§ **Task prompt**:
Quote the whole listing exactly. Leave the pictures out of your copy.

§ **Data lines**:

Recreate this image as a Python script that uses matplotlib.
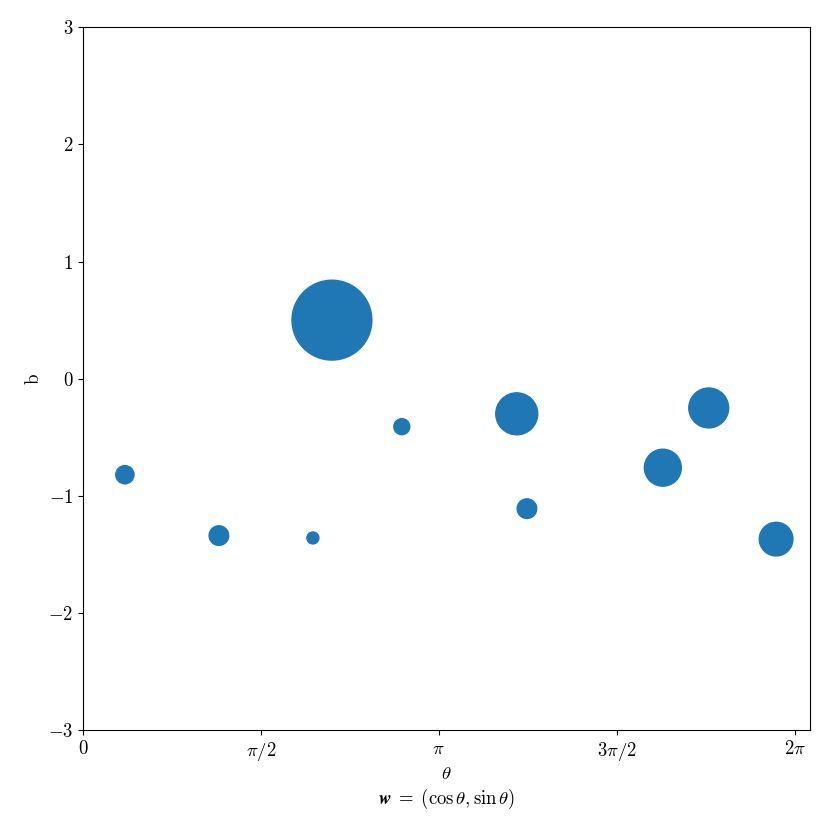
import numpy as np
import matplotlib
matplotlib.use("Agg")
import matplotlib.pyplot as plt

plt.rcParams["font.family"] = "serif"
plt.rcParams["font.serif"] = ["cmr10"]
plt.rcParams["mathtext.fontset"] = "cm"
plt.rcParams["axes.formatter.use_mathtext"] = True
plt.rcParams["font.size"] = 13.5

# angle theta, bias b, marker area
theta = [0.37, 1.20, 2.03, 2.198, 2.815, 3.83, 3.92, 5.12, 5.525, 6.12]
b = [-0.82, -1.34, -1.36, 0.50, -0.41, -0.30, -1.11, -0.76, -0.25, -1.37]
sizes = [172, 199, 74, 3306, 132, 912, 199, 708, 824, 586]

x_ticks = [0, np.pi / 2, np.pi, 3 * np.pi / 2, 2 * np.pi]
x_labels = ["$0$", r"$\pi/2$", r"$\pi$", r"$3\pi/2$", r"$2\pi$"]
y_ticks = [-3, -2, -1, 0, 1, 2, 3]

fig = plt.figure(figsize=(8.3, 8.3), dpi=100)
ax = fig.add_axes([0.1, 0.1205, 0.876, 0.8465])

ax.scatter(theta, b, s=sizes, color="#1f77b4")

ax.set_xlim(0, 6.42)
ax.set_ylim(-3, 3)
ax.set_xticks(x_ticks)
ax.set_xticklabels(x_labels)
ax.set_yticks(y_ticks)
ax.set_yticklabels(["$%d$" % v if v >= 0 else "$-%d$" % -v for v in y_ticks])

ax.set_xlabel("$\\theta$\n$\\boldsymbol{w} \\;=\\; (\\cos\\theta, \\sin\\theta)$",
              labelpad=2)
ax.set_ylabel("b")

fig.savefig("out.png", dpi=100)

§ **Task response**:
Recreate this image as a Python script that uses matplotlib.
import numpy as np
import matplotlib
matplotlib.use("Agg")
import matplotlib.pyplot as plt

plt.rcParams["font.family"] = "serif"
plt.rcParams["font.serif"] = ["cmr10"]
plt.rcParams["mathtext.fontset"] = "cm"
plt.rcParams["axes.formatter.use_mathtext"] = True
plt.rcParams["font.size"] = 13.5

# angle theta, bias b, marker area
theta = [0.37, 1.20, 2.03, 2.198, 2.815, 3.83, 3.92, 5.12, 5.525, 6.12]
b = [-0.82, -1.34, -1.36, 0.50, -0.41, -0.30, -1.11, -0.76, -0.25, -1.37]
sizes = [172, 199, 74, 3306, 132, 912, 199, 708, 824, 586]

x_ticks = [0, np.pi / 2, np.pi, 3 * np.pi / 2, 2 * np.pi]
x_labels = ["$0$", r"$\pi/2$", r"$\pi$", r"$3\pi/2$", r"$2\pi$"]
y_ticks = [-3, -2, -1, 0, 1, 2, 3]

fig = plt.figure(figsize=(8.3, 8.3), dpi=100)
ax = fig.add_axes([0.1, 0.1205, 0.876, 0.8465])

ax.scatter(theta, b, s=sizes, color="#1f77b4")

ax.set_xlim(0, 6.42)
ax.set_ylim(-3, 3)
ax.set_xticks(x_ticks)
ax.set_xticklabels(x_labels)
ax.set_yticks(y_ticks)
ax.set_yticklabels(["$%d$" % v if v >= 0 else "$-%d$" % -v for v in y_ticks])

ax.set_xlabel("$\\theta$\n$\\boldsymbol{w} \\;=\\; (\\cos\\theta, \\sin\\theta)$",
              labelpad=2)
ax.set_ylabel("b")

fig.savefig("out.png", dpi=100)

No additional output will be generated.